Adrian Lowe describes himself as one of the "smaller farmers“. A clear understatement, seeing that his land ownership comprises 78 km², comparable to the British Channel Island Guernsey close to the French coast. The only difference is that now only he and his wife Lisa live on Murrell Farm and more than 62,000 people reside on Guernsey.
Adrian is always very laidback and sophisticated, but he gets really enthusiastic when he talks about his wife Lisa's cooking skills. For him a culinary epiphany is taking a crispy leg of lamb from his own land out of the peat oven, accompanied by homemade bread with fresh butter and milk from their own cows.

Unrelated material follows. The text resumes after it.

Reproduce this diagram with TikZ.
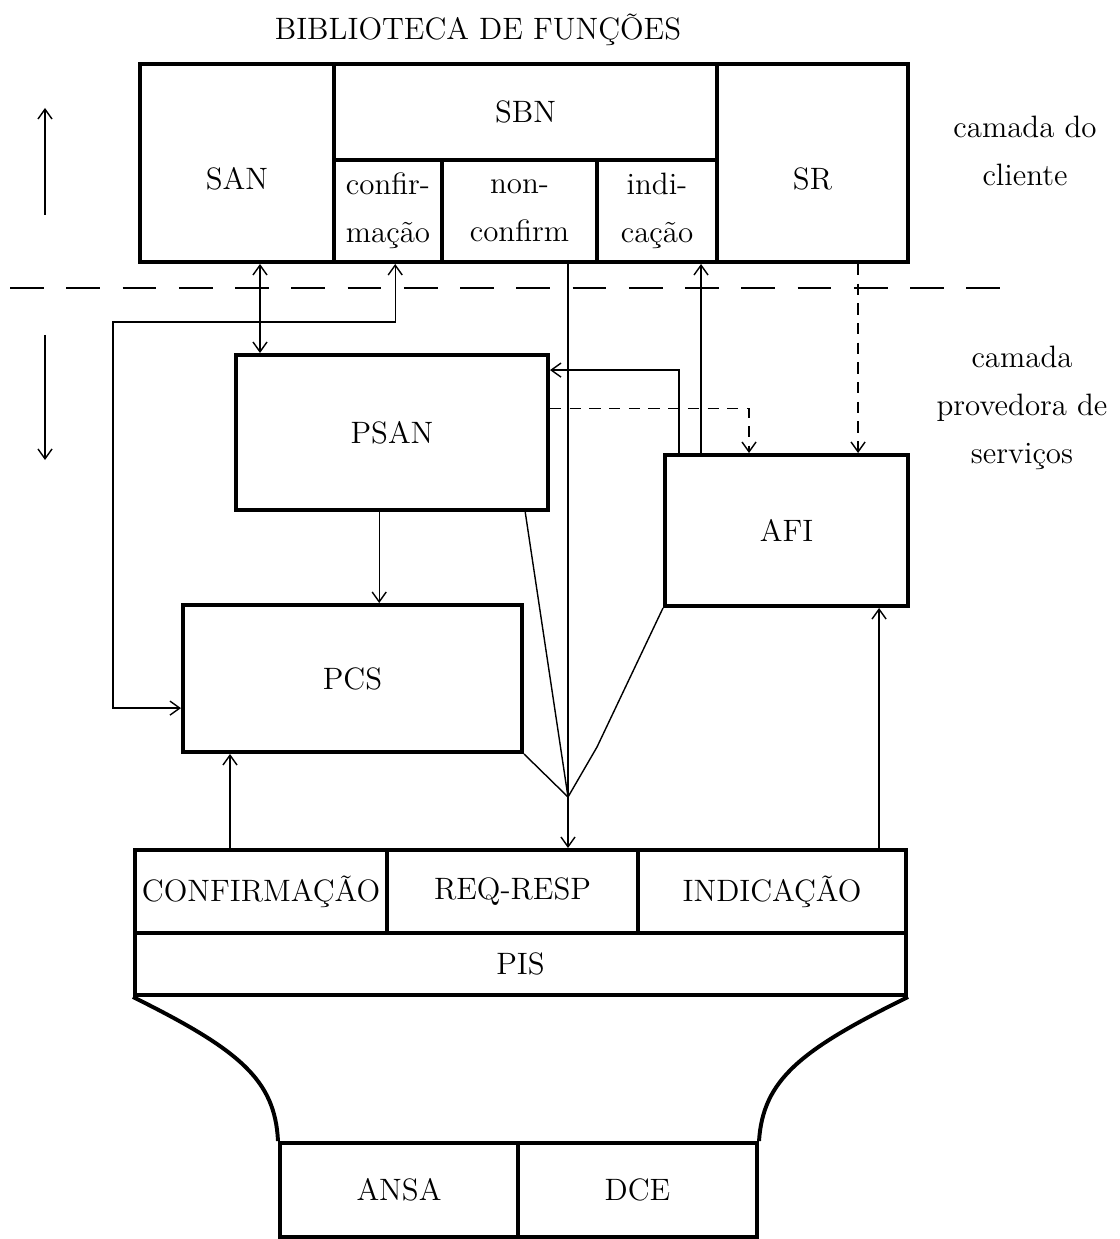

The changes in daily living habits that for us have taken place over a period of several centuries, took place on the Falkland Islands in just a few decades.
And with eloquent stories, Adrian likes to take his guests on that exciting journey:

In his youth, horses were the only means of transportation. He used to ride long distances to the stations (farms with large properties), sleep there, help with the sheep shearing for several days and then people would celebrate the happiest of parties.

Only very lately horses were replaced by Land Rovers. And still then, until the 1980s, the settlements in the camp and his farm could only be reached cross-country.

He loved getting up at four in the morning, accompanied by the song of birds, to dig peat, hard work that could take months.
Now this work is done by machines in a few hours.

Today he has exchanged the horse for a Defender – although still a classic one.
You now find good roads for traffic. Farms like his are well equipped with wind power, solar energy, generators and the Internet.

But in his heart, Ade never looses the calmness and pleasure when he sits down in his armchair in the evening and looks from the living room window at the Murrell – at peace with the world.